Strategic priorities focus on customer satisfaction, operational simplicity, and growth, with 7,000 role reductions and a new ExCo structure implemented.
Operating profit rose 42.9% to €1.5 billion, mainly due to a €0.7 billion gain from the Indus Towers stake disposal.
Financial highlights
Group Q1 service revenue up 5.4% year-over-year, with adjusted EBITDAaL up 5.1% to €2.7 billion and margin at 29.7%.
Total revenue increased by 2.8% to €9.0 billion, with organic growth partly offset by adverse FX movements.
All geographical segments grew EBITDA except Germany, which faced headwinds from the MDU transition.
UK service revenue flat to up 2.0%, Turkey up 91.9% (25% in euro terms), South Africa up 1.8%, Egypt up 43.6%.
OPEX remained flat, and energy cost headwinds dissipated compared to last year.
Outlook and guidance
FY25 guidance reiterated: Adjusted EBITDAaL of approximately €11 billion and adjusted free cash flow of at least €2.4 billion.
Sequential improvement expected in Vodafone Business and Germany, with stronger exit growth rate versus FY24.

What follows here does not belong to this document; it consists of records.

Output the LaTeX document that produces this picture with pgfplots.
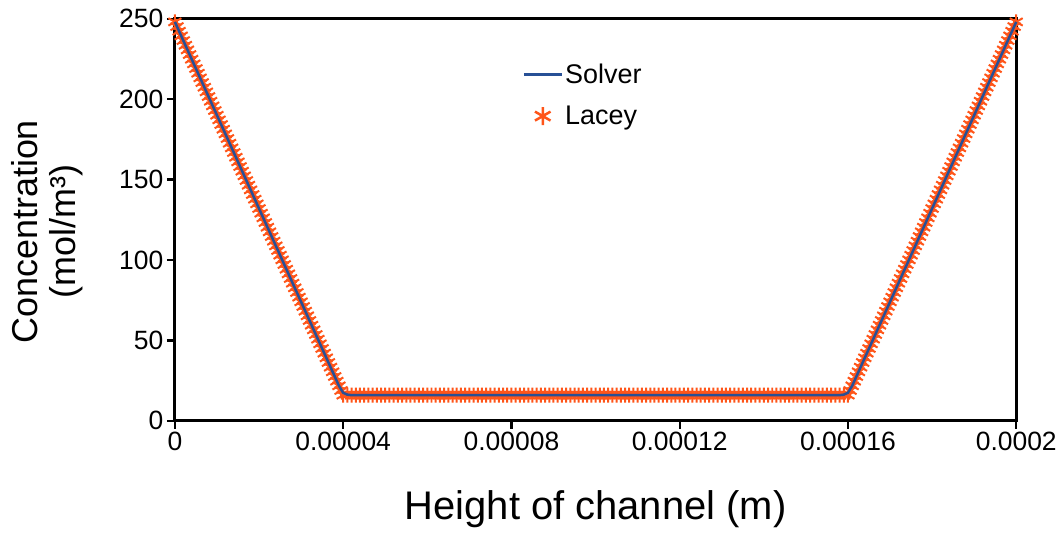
\documentclass[border=0pt]{standalone}
\usepackage{fontspec}
\setmainfont{Liberation Sans}
\usepackage{pgfplots}
\pgfplotsset{compat=1.18}
\definecolor{solver}{RGB}{40,80,150}
\definecolor{lacey}{RGB}{255,85,25}
\pgfplotsset{
  mylinelegend/.style={legend image code/.code={\draw[##1, line width=2.8pt] (0pt,0pt) -- (38pt,0pt);}},
  mymarklegend/.style={legend image code/.code={\draw[##1, mark size=9pt, line width=2.5pt] plot coordinates {(19pt,0pt)};}},
}
\begin{document}
\begin{tikzpicture}
\begin{axis}[
  scale only axis,
  width=843pt, height=403pt,
  xmin=0, xmax=200, ymin=0, ymax=250,
  xtick={0,40,80,120,160,200},
  xticklabels={0,0.00004,0.00008,0.00012,0.00016,0.0002},
  ytick={0,50,100,150,200,250},
  /pgf/number format/assume math mode=true,
  tick label style={font=\fontsize{26.5}{30}\selectfont},
  tick align=outside, tick pos=left,
  major tick length=8pt,
  every tick/.style={line width=2.2pt, black},
  axis line style={line width=3pt, black},
  xlabel={Height of channel (m)},
  xlabel style={font=\fontsize{40}{46}\selectfont, at={(axis description cs:0.5,-0.22)}, anchor=center},
  ylabel={Concentration\\(mol/m³)},
  ylabel style={font=\fontsize{36}{38}\selectfont, align=center, at={(axis description cs:-0.152,0.47)}, anchor=center},
  legend style={at={(axis description cs:0.485,0.81)}, anchor=center, draw=none, fill=none,
    font=\fontsize{27}{32}\selectfont, row sep=17pt},
  legend cell align=left,
  reverse legend,
  clip=false,
  clip mode=individual,
]
\addplot[lacey, only marks, mark=asterisk, mark size=7.5pt, line width=2pt, mymarklegend] coordinates {
(0,248)(0.5,245.1)(1,242.2)(1.5,239.3)(2,236.4)(2.5,233.5)(3,230.6)(3.5,227.7)(4,224.8)(4.5,221.9)
(5,219)(5.5,216.1)(6,213.2)(6.5,210.3)(7,207.4)(7.5,204.5)(8,201.6)(8.5,198.7)(9,195.8)(9.5,192.9)
(10,190)(10.5,187.1)(11,184.2)(11.5,181.3)(12,178.4)(12.5,175.5)(13,172.6)(13.5,169.7)(14,166.8)(14.5,163.9)
(15,161)(15.5,158.1)(16,155.2)(16.5,152.3)(17,149.4)(17.5,146.5)(18,143.6)(18.5,140.7)(19,137.8)(19.5,134.9)
(20,132)(20.5,129.1)(21,126.2)(21.5,123.3)(22,120.4)(22.5,117.5)(23,114.6)(23.5,111.7)(24,108.8)(24.5,105.9)
(25,103)(25.5,100.1)(26,97.2)(26.5,94.3)(27,91.4)(27.5,88.5)(28,85.6)(28.5,82.7)(29,79.8)(29.5,76.9)
(30,74)(30.5,71.1)(31,68.2)(31.5,65.3)(32,62.4)(32.5,59.5)(33,56.6)(33.5,53.7)(34,50.8)(34.5,47.9)
(35,45)(35.5,42.1)(36,39.2)(36.5,36.3)(37,33.4)(37.5,30.5)(38,27.6)(38.5,24.7)(39,21.8)(39.5,18.9)(40,16)
(41,16)(42,16)(43,16)(44,16)(45,16)(46,16)(47,16)(48,16)(49,16)(50,16)
(51,16)(52,16)(53,16)(54,16)(55,16)(56,16)(57,16)(58,16)(59,16)(60,16)
(61,16)(62,16)(63,16)(64,16)(65,16)(66,16)(67,16)(68,16)(69,16)(70,16)
(71,16)(72,16)(73,16)(74,16)(75,16)(76,16)(77,16)(78,16)(79,16)(80,16)
(81,16)(82,16)(83,16)(84,16)(85,16)(86,16)(87,16)(88,16)(89,16)(90,16)
(91,16)(92,16)(93,16)(94,16)(95,16)(96,16)(97,16)(98,16)(99,16)(100,16)
(101,16)(102,16)(103,16)(104,16)(105,16)(106,16)(107,16)(108,16)(109,16)(110,16)
(111,16)(112,16)(113,16)(114,16)(115,16)(116,16)(117,16)(118,16)(119,16)(120,16)
(121,16)(122,16)(123,16)(124,16)(125,16)(126,16)(127,16)(128,16)(129,16)(130,16)
(131,16)(132,16)(133,16)(134,16)(135,16)(136,16)(137,16)(138,16)(139,16)(140,16)
(141,16)(142,16)(143,16)(144,16)(145,16)(146,16)(147,16)(148,16)(149,16)(150,16)
(151,16)(152,16)(153,16)(154,16)(155,16)(156,16)(157,16)(158,16)(159,16)
(160,16)(160.5,18.9)(161,21.8)(161.5,24.7)(162,27.6)(162.5,30.5)(163,33.4)(163.5,36.3)(164,39.2)(164.5,42.1)
(165,45)(165.5,47.9)(166,50.8)(166.5,53.7)(167,56.6)(167.5,59.5)(168,62.4)(168.5,65.3)(169,68.2)(169.5,71.1)
(170,74)(170.5,76.9)(171,79.8)(171.5,82.7)(172,85.6)(172.5,88.5)(173,91.4)(173.5,94.3)(174,97.2)(174.5,100.1)
(175,103)(175.5,105.9)(176,108.8)(176.5,111.7)(177,114.6)(177.5,117.5)(178,120.4)(178.5,123.3)(179,126.2)(179.5,129.1)
(180,132)(180.5,134.9)(181,137.8)(181.5,140.7)(182,143.6)(182.5,146.5)(183,149.4)(183.5,152.3)(184,155.2)(184.5,158.1)
(185,161)(185.5,163.9)(186,166.8)(186.5,169.7)(187,172.6)(187.5,175.5)(188,178.4)(188.5,181.3)(189,184.2)(189.5,187.1)
(190,190)(190.5,192.9)(191,195.8)(191.5,198.7)(192,201.6)(192.5,204.5)(193,207.4)(193.5,210.3)(194,213.2)(194.5,216.1)
(195,219)(195.5,221.9)(196,224.8)(196.5,227.7)(197,230.6)(197.5,233.5)(198,236.4)(198.5,239.3)(199,242.2)(199.5,245.1)(200,248)
};
\addplot[solver, line width=2.5pt, no marks, mylinelegend] coordinates {
(0,248)(39,21.8)(40,17.5)(41,16.3)(42,16)(158,16)(159,16.3)(160,17.5)(161,21.8)(200,248)
};
\legend{Lacey,Solver}
\end{axis}
\path ([shift={(-8pt,-4pt)}]current bounding box.south west) rectangle ([shift={(3pt,6pt)}]current bounding box.north east);
\end{tikzpicture}
\end{document}
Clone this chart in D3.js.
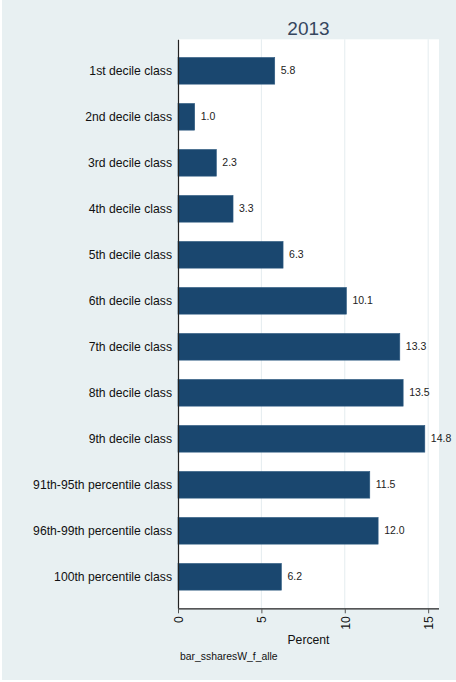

Germany is expected to return to positive contribution in FY26 as MDU headwinds dissipate and B2B demand strengthens.
UK guidance for low single-digit top-line growth remains unchanged, with expected EBITDA growth and strong commercial momentum.
Europe as a whole is expected to see a U-shaped recovery, with Q2 as the trough due to MDU and price lapping impacts, followed by improvement in H2.